De pronto Hilario Gómez tuvo la sensación de que apenas se encontrase con el hombre en cuya búsqueda ahora iba, le daría muerte. No veía nada. No escuchaba nada. Todos sus sentidos se habían detenido súbitamente en el odio. En su cerebro primitivo la muerte cobraba formas extrañas, absurdas. Veía de a ratos consumada su venganza, y al hombre que buscaba: rígido, muerto, en medio de un charco rojo de sangre caliente.

¡El muy cobarde!

Un calor extraño le corría como un cosquilleo sobre la piel picada de jejenes y mbarigüises. El caño frío del revólver treinta y ocho largo que llevaba en la cintura, de a ratos, con el vaivén de la remada, le hincaba el bajo vientre. Le pareció sentir que alguien desde el follaje de la costa le gritaba: “Tenés que matarlo, Hilario”, “Te vendió la vida, Hilario” y luego un poco más lejos “Parecés un pendejo, Hilario”. La noche del subtrópico, con sus estrellas fugaces, pasaba en una procesión interminable.
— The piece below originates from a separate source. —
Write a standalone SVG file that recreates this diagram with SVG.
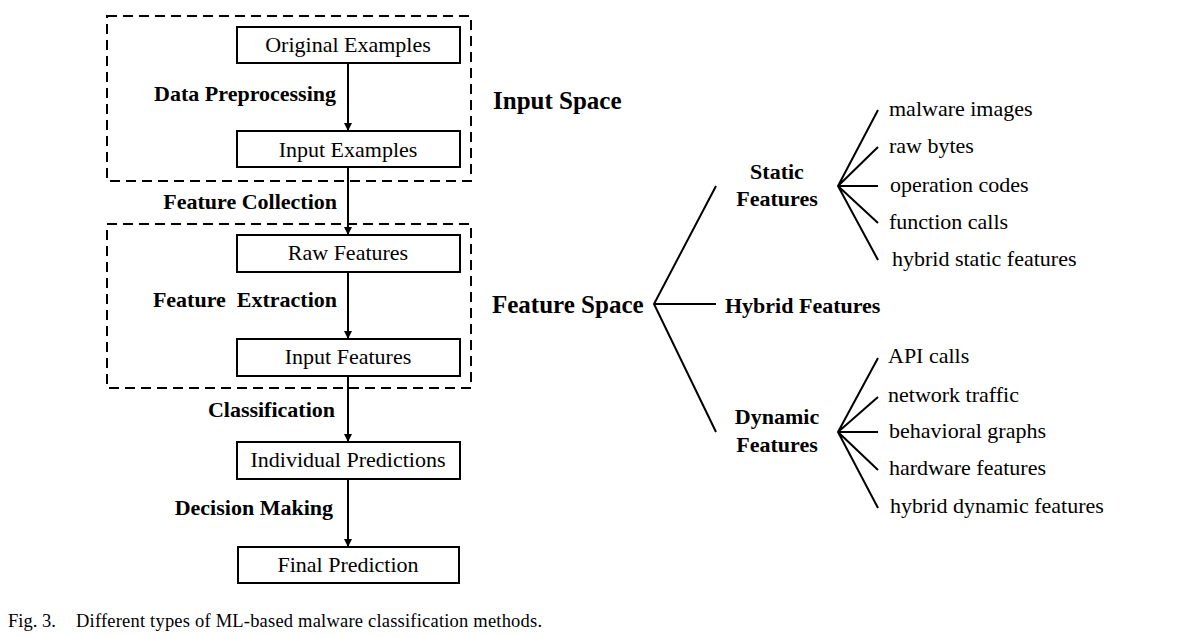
<svg xmlns="http://www.w3.org/2000/svg" width="1179" height="637" viewBox="0 0 1179 637">
<defs>
<marker id="ah" viewBox="0 0 10 10" refX="10" refY="5" markerWidth="8" markerHeight="8" markerUnits="userSpaceOnUse" orient="auto">
<path d="M0,0 L10,5 L0,10 z" fill="#000"/>
</marker>
<style>
.box{fill:#fff;stroke:#000;stroke-width:2}
.dash{fill:none;stroke:#000;stroke-width:2;stroke-dasharray:10 6}
.lbl{font-family:"Liberation Serif","Times New Roman",serif;font-size:22px;fill:#000;text-anchor:middle}
.bold{font-family:"Liberation Serif","Times New Roman",serif;font-size:22px;font-weight:bold;fill:#000}
.big{font-family:"Liberation Serif","Times New Roman",serif;font-size:25px;font-weight:bold;fill:#000}
.leaf{font-family:"Liberation Serif","Times New Roman",serif;font-size:22px;fill:#000}
.cap{font-family:"Liberation Serif","Times New Roman",serif;font-size:18.5px;fill:#000}
.arr{stroke:#000;stroke-width:2;fill:none;marker-end:url(#ah)}
.ln{stroke:#000;stroke-width:2;fill:none}
</style>
</defs>
<rect width="1179" height="637" fill="#fff"/>
<g id="regions">
<rect class="dash" x="107" y="16" width="364" height="165"/>
<rect class="dash" x="107" y="224" width="364" height="164"/>
</g>
<g id="connectors">
<line class="arr" x1="348" y1="63" x2="348" y2="131"/>
<line class="arr" x1="348" y1="167" x2="348" y2="235"/>
<line class="arr" x1="348" y1="272" x2="348" y2="339"/>
<line class="arr" x1="348" y1="376" x2="348" y2="442"/>
<line class="arr" x1="348" y1="479" x2="348" y2="547"/>
<path class="ln" d="M716,186 L654,304 L716,432 M654,304 L716,304"/>
<path class="ln" d="M878,110 L838,186 L878,260 M838,186 L878,147 M838,186 L878,186 M838,186 L878,223"/>
<path class="ln" d="M878,358 L838,432 L878,508 M838,432 L878,397 M838,432 L878,432 M838,432 L878,470"/>
</g>
<g id="edge-labels">
<text class="bold" x="336" y="101" text-anchor="end">Data Preprocessing</text>
<text class="bold" x="337" y="209" text-anchor="end">Feature Collection</text>
<text class="bold" x="337" y="307" text-anchor="end" xml:space="preserve">Feature  Extraction</text>
<text class="bold" x="335" y="417" text-anchor="end">Classification</text>
<text class="bold" x="333" y="515" text-anchor="end">Decision Making</text>
</g>
<g id="n-original"><rect class="box" x="237" y="27" width="223" height="36"/><text class="lbl" x="348" y="52">Original Examples</text></g>
<g id="n-input-examples"><rect class="box" x="237" y="131" width="223" height="36"/><text class="lbl" x="348" y="157">Input Examples</text></g>
<g id="n-raw-features"><rect class="box" x="237" y="235" width="223" height="37"/><text class="lbl" x="348" y="260">Raw Features</text></g>
<g id="n-input-features"><rect class="box" x="237" y="339" width="223" height="37"/><text class="lbl" x="348" y="364">Input Features</text></g>
<g id="n-individual"><rect class="box" x="237" y="442" width="223" height="37"/><text class="lbl" x="348" y="467">Individual Predictions</text></g>
<g id="n-final"><rect class="box" x="238" y="547" width="221" height="36"/><text class="lbl" x="348" y="572">Final Prediction</text></g>
<g id="n-input-space"><text class="big" x="493" y="109">Input Space</text></g>
<g id="n-feature-space"><text class="big" x="492" y="313">Feature Space</text></g>
<g id="n-static"><text class="bold" x="777" y="179" text-anchor="middle">Static</text><text class="bold" x="777" y="206" text-anchor="middle">Features</text></g>
<g id="n-hybrid"><text class="bold" x="725" y="313">Hybrid Features</text></g>
<g id="n-dynamic"><text class="bold" x="777" y="424" text-anchor="middle">Dynamic</text><text class="bold" x="777" y="452" text-anchor="middle">Features</text></g>
<g id="static-leaves">
<text class="leaf" x="889" y="116">malware images</text>
<text class="leaf" x="889" y="153">raw bytes</text>
<text class="leaf" x="890" y="192">operation codes</text>
<text class="leaf" x="889" y="229">function calls</text>
<text class="leaf" x="892" y="266">hybrid static features</text>
</g>
<g id="dynamic-leaves">
<text class="leaf" x="888" y="363">API calls</text>
<text class="leaf" x="888" y="402">network traffic</text>
<text class="leaf" x="889" y="438">behavioral graphs</text>
<text class="leaf" x="889" y="475">hardware features</text>
<text class="leaf" x="890" y="513">hybrid dynamic features</text>
</g>
<g id="caption">
<text class="cap" x="8" y="627">Fig. 3.</text>
<text class="cap" x="76" y="627" textLength="466" lengthAdjust="spacing">Different types of ML-based malware classification methods.</text>
</g>
</svg>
Un pez saltó y cuando volvió a caer se multiplico en el aire el golpe; luego todo volvió a ser soledad, pensamientos y bogar aguas abajo, con la muerte prendida en los ojos.

Cuando ya no creía, llegó. En dos saltos trepó la barranca. Ya arriba, su mirada, hecha de mil ansiedades, enceguecida por odios más que del hombre de la raza, buscó. Sus puños cerrados golpearon la puerta. Sintió ganas de gritar que llegaba la muerte. La muerte tejida en la soledad de las noches. Hilvanada en el tiempo, cimentada en la sangre.

Una pausa dolorosa quebró el canto de un grillo. Cuando la puerta se abrió, un rostro de mujer, alumbrado por la luz vacilante de un candil, inquirió sin palabras.

-Busco al Goyo González, sabe? – preguntó de improviso Hilario.

-Goyo González- dijo la mujer con un gesto de asombro, para luego agregar:- Goyo González murió ahogado esta tarde. Se fue en las correderas, todavía lo están buscando. Y no dijo nada más porque todo se volvió silencio de pensamientos oscuros. El “gracias” musitado apenas por Hilario quedó flotando entre las sombras de la noche. Después todo fue una inmensa decepción del hombre en el regreso.

Hilario Gómez volvía a las islas, al vericueto del monte. En el interior de su cabeza ceñuda y hosca iba pensando que la muerte le había robado una vida. Cosa entraña, ¿verdad?

Pedro Abdón Fernández

Cuento publicado en “Tiempo”, cuadernos de cultura 1959. Abdón Fernández fue columnista de El Territorio. Poeta, cuentista y periodista.